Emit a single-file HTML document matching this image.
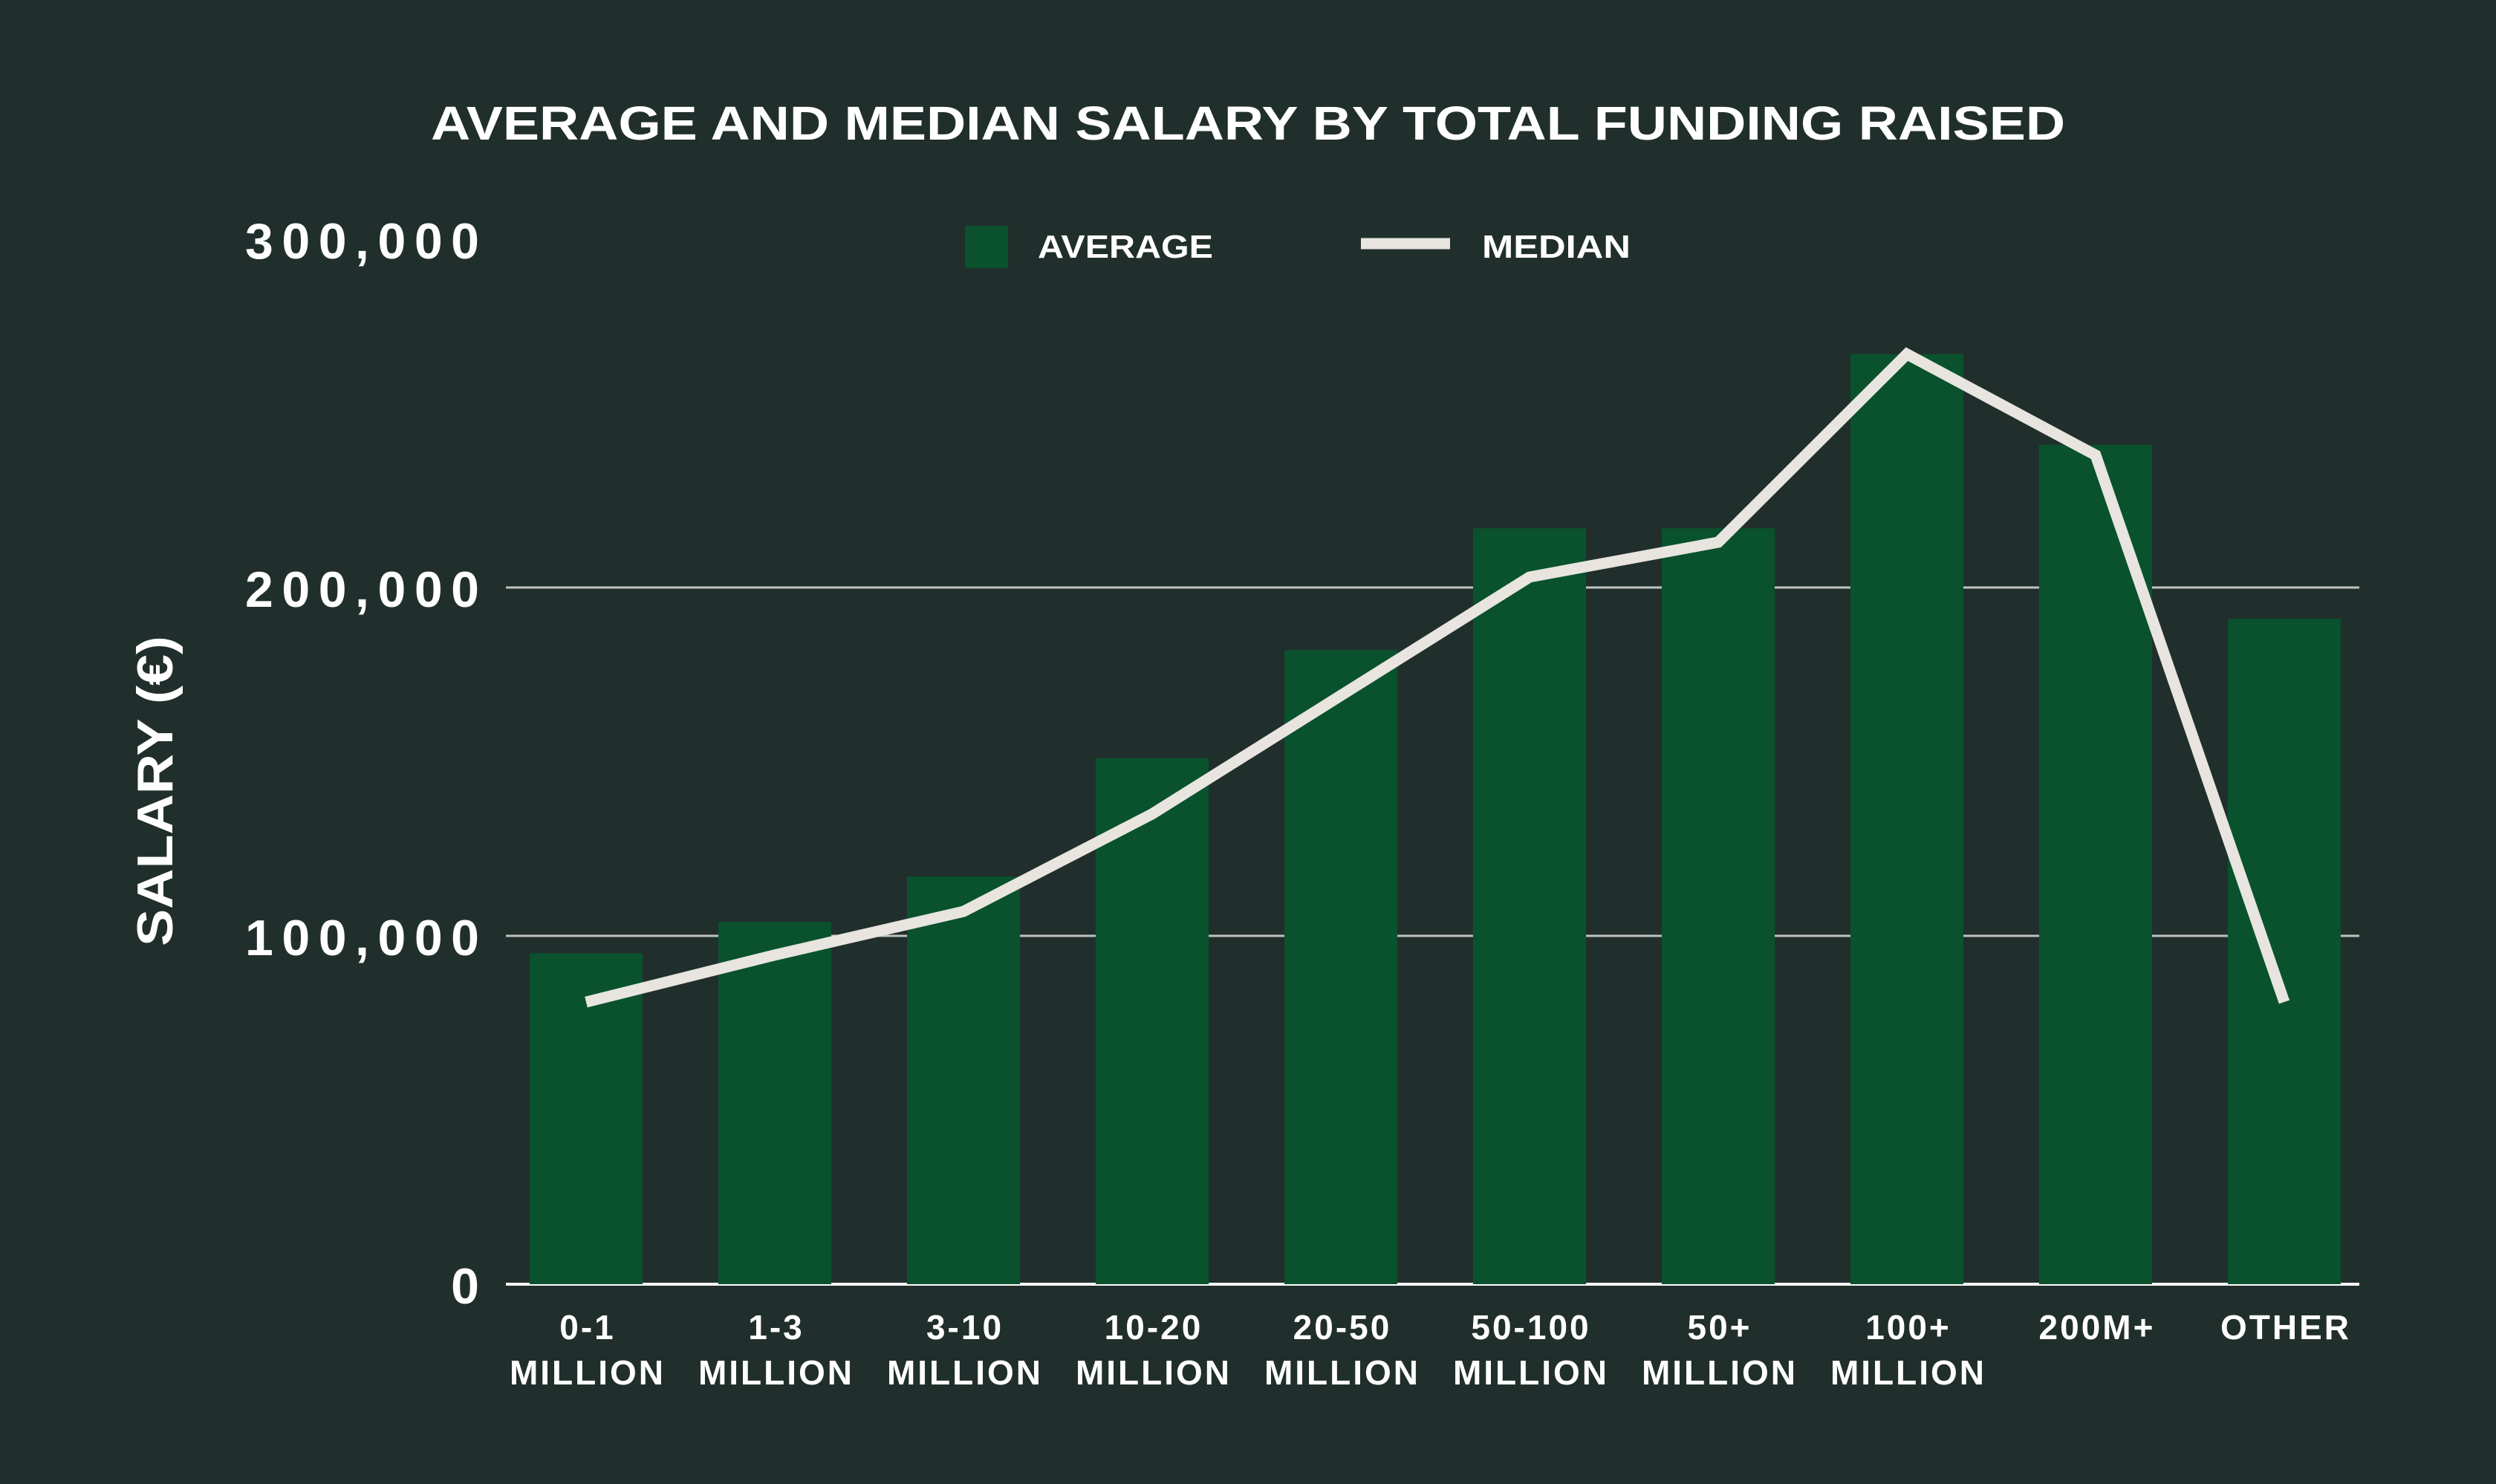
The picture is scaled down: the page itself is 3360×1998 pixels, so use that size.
<!DOCTYPE html>
<html><head><meta charset="utf-8"><style>
html,body{margin:0;padding:0;background:#212f2c;}
svg{display:block;font-family:"Liberation Sans",sans-serif;font-weight:bold;}
</style></head><body>
<svg id="chart" width="3360" height="1998" viewBox="0 0 3360 1998">
<rect width="3360" height="1998" fill="#212f2c"/>
<text x="1680" y="188" text-anchor="middle" fill="#ffffff" font-size="64" textLength="2200" lengthAdjust="spacingAndGlyphs">AVERAGE AND MEDIAN SALARY BY TOTAL FUNDING RAISED</text>
<g>
<rect x="1299" y="304" width="58" height="57" fill="#09522d"/>
<text x="1397" y="347" fill="#ffffff" font-size="44" textLength="236" lengthAdjust="spacingAndGlyphs">AVERAGE</text>
<line x1="1832" y1="328" x2="1952" y2="328" stroke="#e8e4df" stroke-width="15"/>
<text x="1995" y="347" fill="#ffffff" font-size="44" textLength="200" lengthAdjust="spacingAndGlyphs">MEDIAN</text>
</g>
<text transform="translate(232,1065) rotate(-90)" text-anchor="middle" fill="#ffffff" font-size="68" textLength="418" lengthAdjust="spacingAndGlyphs">SALARY (€)</text>
<g id="grid"></g><g id="bars"></g><g id="line"></g><g id="labels"></g>
</svg>
<script>
const categories = [["0-1","MILLION"],["1-3","MILLION"],["3-10","MILLION"],["10-20","MILLION"],["20-50","MILLION"],["50-100","MILLION"],["50+","MILLION"],["100+","MILLION"],["200M+"],["OTHER"]];
const averageValues = [95000,104000,117000,151000,182000,217000,217000,267000,241000,191000];
const medianValues = [81000,94500,107000,135000,169000,203000,213000,267000,238000,81000];
const yTicks = [0,100000,200000,300000];
const yTickLabels = ["0","100,000","200,000","300,000"];

const NS="http://www.w3.org/2000/svg";
const x0=681,x1=3176,yBase=1729,pxPer=469/100000;
const firstC=789,step=254;
const xC=i=>firstC+step*i;
const yS=v=>yBase-v*pxPer;
function mk(tag,attrs,parent){const e=document.createElementNS(NS,tag);for(const k in attrs)e.setAttribute(k,attrs[k]);parent.appendChild(e);return e;}
const grid=document.getElementById('grid'),bars=document.getElementById('bars'),line=document.getElementById('line'),labels=document.getElementById('labels');
yTicks.forEach((t,i)=>{
  if(t>0&&t<300000){const g=mk('line',{x1:x0,x2:x1,y1:yS(t),y2:yS(t),stroke:'#bfc3c1','stroke-width':3},grid);
  
  }
  const s=yTickLabels[i];
  const attrs={x:645,y:yS(t)+26,'text-anchor':'end',fill:'#ffffff','font-size':68};
  if(s.length>1){attrs.textLength=s.length*45;attrs.lengthAdjust='spacing';}
  const tx=mk('text',attrs,labels);
  tx.textContent=s;
  
  
});
const bw=152;
averageValues.forEach((v,i)=>{
  const r=mk('rect',{x:xC(i)-bw/2,y:yS(v),width:bw,height:yBase-yS(v),fill:'#09522d'},bars);
  
  
});
const base=mk('line',{x1:x0,x2:x1,y1:yBase,y2:yBase,stroke:'#ffffff','stroke-width':4},grid);


const pts=medianValues.map((v,i)=>xC(i)+','+yS(v)).join(' ');
const pl=mk('polyline',{points:pts,fill:'none',stroke:'#e8e4df','stroke-width':15,'stroke-linejoin':'miter'},line);


categories.forEach((c,i)=>{
  c.forEach((s,j)=>{
    const t=mk('text',{x:xC(i)+2,y:1803+j*61,'text-anchor':'middle',fill:'#ffffff','font-size':46,'letter-spacing':3},labels);
    t.textContent=s;
    
    
  });
});
</script>
</body></html>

> [Exercise description] Quote the preceding listing precisely and completely, omitting its images.

> [Task response]
Emit a single-file HTML document matching this image.
The picture is scaled down: the page itself is 3360×1998 pixels, so use that size.
<!DOCTYPE html>
<html><head><meta charset="utf-8"><style>
html,body{margin:0;padding:0;background:#212f2c;}
svg{display:block;font-family:"Liberation Sans",sans-serif;font-weight:bold;}
</style></head><body>
<svg id="chart" width="3360" height="1998" viewBox="0 0 3360 1998">
<rect width="3360" height="1998" fill="#212f2c"/>
<text x="1680" y="188" text-anchor="middle" fill="#ffffff" font-size="64" textLength="2200" lengthAdjust="spacingAndGlyphs">AVERAGE AND MEDIAN SALARY BY TOTAL FUNDING RAISED</text>
<g>
<rect x="1299" y="304" width="58" height="57" fill="#09522d"/>
<text x="1397" y="347" fill="#ffffff" font-size="44" textLength="236" lengthAdjust="spacingAndGlyphs">AVERAGE</text>
<line x1="1832" y1="328" x2="1952" y2="328" stroke="#e8e4df" stroke-width="15"/>
<text x="1995" y="347" fill="#ffffff" font-size="44" textLength="200" lengthAdjust="spacingAndGlyphs">MEDIAN</text>
</g>
<text transform="translate(232,1065) rotate(-90)" text-anchor="middle" fill="#ffffff" font-size="68" textLength="418" lengthAdjust="spacingAndGlyphs">SALARY (€)</text>
<g id="grid"></g><g id="bars"></g><g id="line"></g><g id="labels"></g>
</svg>
<script>
const categories = [["0-1","MILLION"],["1-3","MILLION"],["3-10","MILLION"],["10-20","MILLION"],["20-50","MILLION"],["50-100","MILLION"],["50+","MILLION"],["100+","MILLION"],["200M+"],["OTHER"]];
const averageValues = [95000,104000,117000,151000,182000,217000,217000,267000,241000,191000];
const medianValues = [81000,94500,107000,135000,169000,203000,213000,267000,238000,81000];
const yTicks = [0,100000,200000,300000];
const yTickLabels = ["0","100,000","200,000","300,000"];

const NS="http://www.w3.org/2000/svg";
const x0=681,x1=3176,yBase=1729,pxPer=469/100000;
const firstC=789,step=254;
const xC=i=>firstC+step*i;
const yS=v=>yBase-v*pxPer;
function mk(tag,attrs,parent){const e=document.createElementNS(NS,tag);for(const k in attrs)e.setAttribute(k,attrs[k]);parent.appendChild(e);return e;}
const grid=document.getElementById('grid'),bars=document.getElementById('bars'),line=document.getElementById('line'),labels=document.getElementById('labels');
yTicks.forEach((t,i)=>{
  if(t>0&&t<300000){const g=mk('line',{x1:x0,x2:x1,y1:yS(t),y2:yS(t),stroke:'#bfc3c1','stroke-width':3},grid);
  
  }
  const s=yTickLabels[i];
  const attrs={x:645,y:yS(t)+26,'text-anchor':'end',fill:'#ffffff','font-size':68};
  if(s.length>1){attrs.textLength=s.length*45;attrs.lengthAdjust='spacing';}
  const tx=mk('text',attrs,labels);
  tx.textContent=s;
  
  
});
const bw=152;
averageValues.forEach((v,i)=>{
  const r=mk('rect',{x:xC(i)-bw/2,y:yS(v),width:bw,height:yBase-yS(v),fill:'#09522d'},bars);
  
  
});
const base=mk('line',{x1:x0,x2:x1,y1:yBase,y2:yBase,stroke:'#ffffff','stroke-width':4},grid);


const pts=medianValues.map((v,i)=>xC(i)+','+yS(v)).join(' ');
const pl=mk('polyline',{points:pts,fill:'none',stroke:'#e8e4df','stroke-width':15,'stroke-linejoin':'miter'},line);


categories.forEach((c,i)=>{
  c.forEach((s,j)=>{
    const t=mk('text',{x:xC(i)+2,y:1803+j*61,'text-anchor':'middle',fill:'#ffffff','font-size':46,'letter-spacing':3},labels);
    t.textContent=s;
    
    
  });
});
</script>
</body></html>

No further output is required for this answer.